## [Task]
Leaving out all pictures, copy exactly the lines from the one containing "Output the Python" down to the one containing "fig.savefig('out.png', dpi=100)", both of them included.

## [Data lines]
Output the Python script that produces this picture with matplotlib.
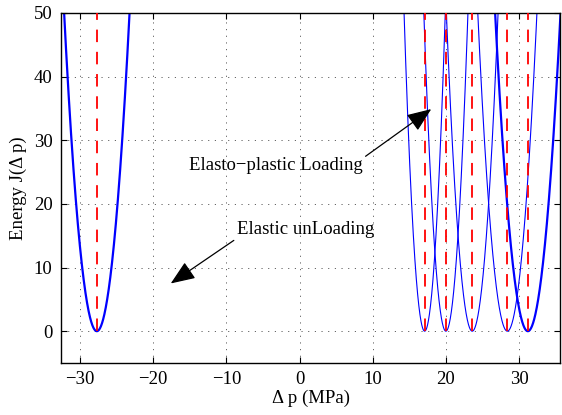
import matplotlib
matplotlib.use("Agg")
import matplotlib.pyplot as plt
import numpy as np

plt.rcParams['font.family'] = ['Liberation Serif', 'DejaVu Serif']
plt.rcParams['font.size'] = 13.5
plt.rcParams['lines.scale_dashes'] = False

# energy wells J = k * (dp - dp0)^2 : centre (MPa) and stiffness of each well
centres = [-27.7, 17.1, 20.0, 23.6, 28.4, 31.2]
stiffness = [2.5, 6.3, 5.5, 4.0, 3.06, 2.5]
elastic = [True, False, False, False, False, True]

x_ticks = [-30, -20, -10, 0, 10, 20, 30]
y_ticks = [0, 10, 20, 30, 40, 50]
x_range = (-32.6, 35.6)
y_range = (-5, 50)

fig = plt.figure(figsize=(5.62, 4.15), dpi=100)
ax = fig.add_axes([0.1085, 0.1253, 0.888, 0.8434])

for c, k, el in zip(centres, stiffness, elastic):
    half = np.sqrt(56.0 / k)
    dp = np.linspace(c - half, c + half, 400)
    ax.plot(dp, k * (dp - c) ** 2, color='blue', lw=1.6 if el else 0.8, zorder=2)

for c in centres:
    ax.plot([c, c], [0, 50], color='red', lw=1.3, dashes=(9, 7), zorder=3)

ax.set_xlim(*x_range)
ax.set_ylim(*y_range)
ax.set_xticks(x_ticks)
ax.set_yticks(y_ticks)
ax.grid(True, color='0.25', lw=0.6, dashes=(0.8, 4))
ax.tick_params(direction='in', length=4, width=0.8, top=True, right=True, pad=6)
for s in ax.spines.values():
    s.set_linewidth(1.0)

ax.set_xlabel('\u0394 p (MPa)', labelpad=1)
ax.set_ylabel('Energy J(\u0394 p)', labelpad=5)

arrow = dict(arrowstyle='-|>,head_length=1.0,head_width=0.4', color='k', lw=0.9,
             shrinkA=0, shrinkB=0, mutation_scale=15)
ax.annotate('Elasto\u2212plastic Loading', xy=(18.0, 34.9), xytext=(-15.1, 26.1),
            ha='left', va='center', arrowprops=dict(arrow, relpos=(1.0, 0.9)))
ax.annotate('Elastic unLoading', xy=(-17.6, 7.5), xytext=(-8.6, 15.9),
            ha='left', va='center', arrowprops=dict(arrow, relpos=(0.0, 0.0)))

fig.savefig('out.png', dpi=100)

* * *

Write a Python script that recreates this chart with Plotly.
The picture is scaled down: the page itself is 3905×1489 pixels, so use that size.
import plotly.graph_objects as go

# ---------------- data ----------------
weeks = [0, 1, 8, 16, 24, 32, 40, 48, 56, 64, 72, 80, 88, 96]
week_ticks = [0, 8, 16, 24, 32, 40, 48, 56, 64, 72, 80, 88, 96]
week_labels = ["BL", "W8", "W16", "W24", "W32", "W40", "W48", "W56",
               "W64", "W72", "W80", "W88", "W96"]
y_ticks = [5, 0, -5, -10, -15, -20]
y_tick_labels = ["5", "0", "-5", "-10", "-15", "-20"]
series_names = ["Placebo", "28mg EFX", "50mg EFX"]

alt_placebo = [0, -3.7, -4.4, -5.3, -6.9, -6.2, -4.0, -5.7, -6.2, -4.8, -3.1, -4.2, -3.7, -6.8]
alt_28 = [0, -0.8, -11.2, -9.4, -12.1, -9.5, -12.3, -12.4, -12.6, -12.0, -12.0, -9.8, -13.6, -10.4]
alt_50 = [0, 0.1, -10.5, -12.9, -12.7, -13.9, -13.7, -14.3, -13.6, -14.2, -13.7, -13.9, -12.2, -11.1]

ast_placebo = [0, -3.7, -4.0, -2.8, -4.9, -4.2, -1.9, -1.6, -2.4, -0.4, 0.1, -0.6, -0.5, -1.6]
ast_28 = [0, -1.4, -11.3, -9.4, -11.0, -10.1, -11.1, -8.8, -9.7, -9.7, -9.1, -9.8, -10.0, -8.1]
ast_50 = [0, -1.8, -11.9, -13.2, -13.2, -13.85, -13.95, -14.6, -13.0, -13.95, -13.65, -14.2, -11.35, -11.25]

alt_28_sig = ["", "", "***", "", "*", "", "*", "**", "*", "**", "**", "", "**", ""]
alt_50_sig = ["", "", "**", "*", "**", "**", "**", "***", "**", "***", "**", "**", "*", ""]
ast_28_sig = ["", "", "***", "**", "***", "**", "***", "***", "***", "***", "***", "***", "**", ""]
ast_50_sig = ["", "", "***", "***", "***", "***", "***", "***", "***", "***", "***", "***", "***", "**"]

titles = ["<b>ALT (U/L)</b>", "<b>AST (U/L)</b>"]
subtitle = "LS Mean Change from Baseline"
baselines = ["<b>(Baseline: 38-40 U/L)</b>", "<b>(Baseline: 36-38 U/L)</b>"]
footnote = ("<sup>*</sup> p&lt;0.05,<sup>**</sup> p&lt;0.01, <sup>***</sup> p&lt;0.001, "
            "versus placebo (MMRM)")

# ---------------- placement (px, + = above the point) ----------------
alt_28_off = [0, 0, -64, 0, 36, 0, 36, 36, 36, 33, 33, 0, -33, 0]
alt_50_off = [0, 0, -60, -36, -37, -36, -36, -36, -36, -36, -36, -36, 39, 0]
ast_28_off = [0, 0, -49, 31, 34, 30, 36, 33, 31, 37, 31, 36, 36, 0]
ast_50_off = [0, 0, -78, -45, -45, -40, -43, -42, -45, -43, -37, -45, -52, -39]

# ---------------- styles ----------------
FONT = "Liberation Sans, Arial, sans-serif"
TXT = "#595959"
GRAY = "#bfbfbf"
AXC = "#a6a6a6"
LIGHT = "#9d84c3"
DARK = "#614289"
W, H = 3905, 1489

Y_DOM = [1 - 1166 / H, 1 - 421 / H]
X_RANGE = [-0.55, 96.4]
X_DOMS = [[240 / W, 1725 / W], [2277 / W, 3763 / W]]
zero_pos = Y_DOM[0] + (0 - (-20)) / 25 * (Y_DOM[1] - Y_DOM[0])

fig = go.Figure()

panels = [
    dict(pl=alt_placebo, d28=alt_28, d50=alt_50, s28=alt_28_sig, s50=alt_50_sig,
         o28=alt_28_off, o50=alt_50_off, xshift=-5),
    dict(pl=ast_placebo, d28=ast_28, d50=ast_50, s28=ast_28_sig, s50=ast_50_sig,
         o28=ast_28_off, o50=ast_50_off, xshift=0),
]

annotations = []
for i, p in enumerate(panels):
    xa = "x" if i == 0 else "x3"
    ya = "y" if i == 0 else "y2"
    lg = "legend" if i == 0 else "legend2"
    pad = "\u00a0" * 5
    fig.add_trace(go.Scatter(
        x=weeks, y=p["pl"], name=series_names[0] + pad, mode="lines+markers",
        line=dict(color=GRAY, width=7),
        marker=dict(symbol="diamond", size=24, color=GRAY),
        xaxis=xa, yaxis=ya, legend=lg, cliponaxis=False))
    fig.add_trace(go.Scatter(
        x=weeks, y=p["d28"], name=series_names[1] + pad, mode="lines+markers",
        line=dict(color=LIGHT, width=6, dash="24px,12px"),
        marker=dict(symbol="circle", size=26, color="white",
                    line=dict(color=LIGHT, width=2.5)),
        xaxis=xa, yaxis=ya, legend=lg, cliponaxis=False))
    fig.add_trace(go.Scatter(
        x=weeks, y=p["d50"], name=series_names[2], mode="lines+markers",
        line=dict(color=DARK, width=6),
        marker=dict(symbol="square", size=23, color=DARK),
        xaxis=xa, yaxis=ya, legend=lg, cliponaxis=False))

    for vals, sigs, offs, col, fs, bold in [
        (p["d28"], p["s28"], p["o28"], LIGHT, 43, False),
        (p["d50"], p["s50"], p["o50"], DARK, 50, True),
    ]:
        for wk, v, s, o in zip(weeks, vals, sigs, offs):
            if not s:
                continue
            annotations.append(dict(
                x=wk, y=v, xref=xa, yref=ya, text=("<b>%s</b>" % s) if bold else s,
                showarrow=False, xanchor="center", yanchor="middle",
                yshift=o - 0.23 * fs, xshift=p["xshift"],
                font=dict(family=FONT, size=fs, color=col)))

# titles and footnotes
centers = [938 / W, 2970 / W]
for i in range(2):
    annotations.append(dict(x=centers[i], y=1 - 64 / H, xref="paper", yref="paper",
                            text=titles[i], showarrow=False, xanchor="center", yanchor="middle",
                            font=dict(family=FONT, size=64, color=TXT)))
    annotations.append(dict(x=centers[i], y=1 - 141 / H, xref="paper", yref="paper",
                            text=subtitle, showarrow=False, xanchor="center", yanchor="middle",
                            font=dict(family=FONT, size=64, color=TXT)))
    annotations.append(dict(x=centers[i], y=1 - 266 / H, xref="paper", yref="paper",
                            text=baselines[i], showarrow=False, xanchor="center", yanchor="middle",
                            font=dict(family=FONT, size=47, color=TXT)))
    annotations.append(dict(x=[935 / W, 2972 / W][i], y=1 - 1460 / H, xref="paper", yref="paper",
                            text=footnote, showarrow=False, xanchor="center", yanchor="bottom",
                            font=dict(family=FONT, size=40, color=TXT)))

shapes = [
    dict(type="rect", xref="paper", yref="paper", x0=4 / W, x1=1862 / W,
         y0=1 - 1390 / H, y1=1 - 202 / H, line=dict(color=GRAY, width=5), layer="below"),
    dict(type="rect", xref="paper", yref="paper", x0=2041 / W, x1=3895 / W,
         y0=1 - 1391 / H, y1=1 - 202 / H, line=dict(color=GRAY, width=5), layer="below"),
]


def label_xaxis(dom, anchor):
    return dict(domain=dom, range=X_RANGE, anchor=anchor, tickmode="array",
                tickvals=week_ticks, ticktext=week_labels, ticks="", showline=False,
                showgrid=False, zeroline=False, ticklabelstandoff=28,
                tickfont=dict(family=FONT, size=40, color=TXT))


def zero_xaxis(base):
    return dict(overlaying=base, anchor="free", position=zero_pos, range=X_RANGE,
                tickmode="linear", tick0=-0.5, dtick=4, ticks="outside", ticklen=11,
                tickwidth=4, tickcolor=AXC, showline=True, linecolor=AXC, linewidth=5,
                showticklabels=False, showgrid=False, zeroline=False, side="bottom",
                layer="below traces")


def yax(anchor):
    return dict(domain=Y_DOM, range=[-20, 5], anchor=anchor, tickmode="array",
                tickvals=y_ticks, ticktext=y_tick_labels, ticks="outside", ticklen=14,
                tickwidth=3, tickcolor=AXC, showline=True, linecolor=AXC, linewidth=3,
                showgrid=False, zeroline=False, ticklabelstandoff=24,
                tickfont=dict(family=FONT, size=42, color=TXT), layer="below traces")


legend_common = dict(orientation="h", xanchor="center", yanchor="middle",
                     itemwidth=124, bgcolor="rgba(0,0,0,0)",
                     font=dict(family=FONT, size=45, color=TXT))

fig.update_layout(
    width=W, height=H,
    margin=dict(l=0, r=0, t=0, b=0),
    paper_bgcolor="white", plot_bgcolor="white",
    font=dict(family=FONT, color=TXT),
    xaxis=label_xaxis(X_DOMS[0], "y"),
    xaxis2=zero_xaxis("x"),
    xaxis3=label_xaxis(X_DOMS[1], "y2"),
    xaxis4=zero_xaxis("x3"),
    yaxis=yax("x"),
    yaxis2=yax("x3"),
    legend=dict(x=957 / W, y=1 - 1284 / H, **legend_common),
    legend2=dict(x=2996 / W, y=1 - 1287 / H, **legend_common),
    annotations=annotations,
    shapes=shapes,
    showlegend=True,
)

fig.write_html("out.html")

## [Answer to the task]
Output the Python script that produces this picture with matplotlib.
import matplotlib
matplotlib.use("Agg")
import matplotlib.pyplot as plt
import numpy as np

plt.rcParams['font.family'] = ['Liberation Serif', 'DejaVu Serif']
plt.rcParams['font.size'] = 13.5
plt.rcParams['lines.scale_dashes'] = False

# energy wells J = k * (dp - dp0)^2 : centre (MPa) and stiffness of each well
centres = [-27.7, 17.1, 20.0, 23.6, 28.4, 31.2]
stiffness = [2.5, 6.3, 5.5, 4.0, 3.06, 2.5]
elastic = [True, False, False, False, False, True]

x_ticks = [-30, -20, -10, 0, 10, 20, 30]
y_ticks = [0, 10, 20, 30, 40, 50]
x_range = (-32.6, 35.6)
y_range = (-5, 50)

fig = plt.figure(figsize=(5.62, 4.15), dpi=100)
ax = fig.add_axes([0.1085, 0.1253, 0.888, 0.8434])

for c, k, el in zip(centres, stiffness, elastic):
    half = np.sqrt(56.0 / k)
    dp = np.linspace(c - half, c + half, 400)
    ax.plot(dp, k * (dp - c) ** 2, color='blue', lw=1.6 if el else 0.8, zorder=2)

for c in centres:
    ax.plot([c, c], [0, 50], color='red', lw=1.3, dashes=(9, 7), zorder=3)

ax.set_xlim(*x_range)
ax.set_ylim(*y_range)
ax.set_xticks(x_ticks)
ax.set_yticks(y_ticks)
ax.grid(True, color='0.25', lw=0.6, dashes=(0.8, 4))
ax.tick_params(direction='in', length=4, width=0.8, top=True, right=True, pad=6)
for s in ax.spines.values():
    s.set_linewidth(1.0)

ax.set_xlabel('\u0394 p (MPa)', labelpad=1)
ax.set_ylabel('Energy J(\u0394 p)', labelpad=5)

arrow = dict(arrowstyle='-|>,head_length=1.0,head_width=0.4', color='k', lw=0.9,
             shrinkA=0, shrinkB=0, mutation_scale=15)
ax.annotate('Elasto\u2212plastic Loading', xy=(18.0, 34.9), xytext=(-15.1, 26.1),
            ha='left', va='center', arrowprops=dict(arrow, relpos=(1.0, 0.9)))
ax.annotate('Elastic unLoading', xy=(-17.6, 7.5), xytext=(-8.6, 15.9),
            ha='left', va='center', arrowprops=dict(arrow, relpos=(0.0, 0.0)))

fig.savefig('out.png', dpi=100)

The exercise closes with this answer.